Guidance on content use helps partners understand how to leverage materials effectively. A campaign kit that includes not just assets but a deployment guide and best practices sees higher utilization than assets alone.

Training on content deployment builds partner marketing capability. Webinars, tutorials, and workshops that teach partners how to execute campaigns using provided content increase program impact.

Support resources help partners who encounter obstacles. Whether through program managers, help desks, or self-service resources, partners need assistance paths when challenges arise.

Measuring Content Effectiveness

Content effectiveness measurement enables continuous improvement.

Usage metrics—downloads, views, shares—indicate content engagement. Low-usage content should trigger investigation: Is the content unfindable, irrelevant, or unusable?

Deployment tracking, where feasible, reveals whether content is being used with customers and prospects. Some platforms enable visibility into partner content deployment; where such visibility is possible, it provides valuable feedback.

Outcome correlation connects content usage to business results. Do partners who use content heavily perform better than those who do not? This correlation, while imperfect, helps validate content investment.

Partner feedback through surveys, focus groups, or program manager conversations provides qualitative insight that quantitative metrics miss.

Continuous Content Development

Content needs evolve as markets change, products develop, and partner capabilities mature.

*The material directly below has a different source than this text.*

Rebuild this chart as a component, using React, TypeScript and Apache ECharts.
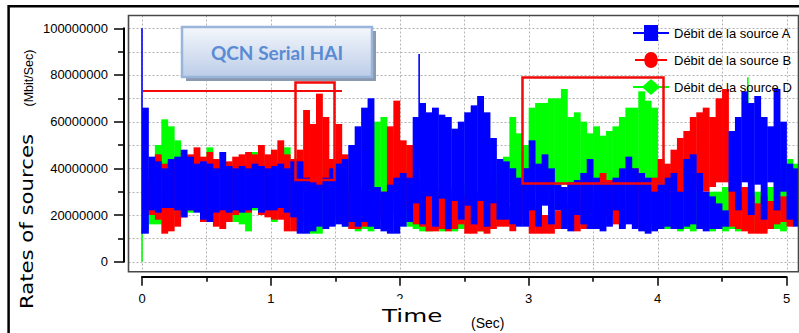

Regular content audits identify outdated materials, gaps in coverage, and underperforming assets. Audits should drive both content retirement and creation priorities.

Partner input on content needs ensures development addresses real requirements. Advisory councils, feedback mechanisms, and partner consultation inform content strategy.

Iterative improvement applies lessons from content performance to future development. What formats work? What topics resonate? What makes content usable? Answers to these questions should shape ongoing content investment.

For vendors and distributors seeking stronger partner engagement, content strategy deserves strategic attention and sustained investment.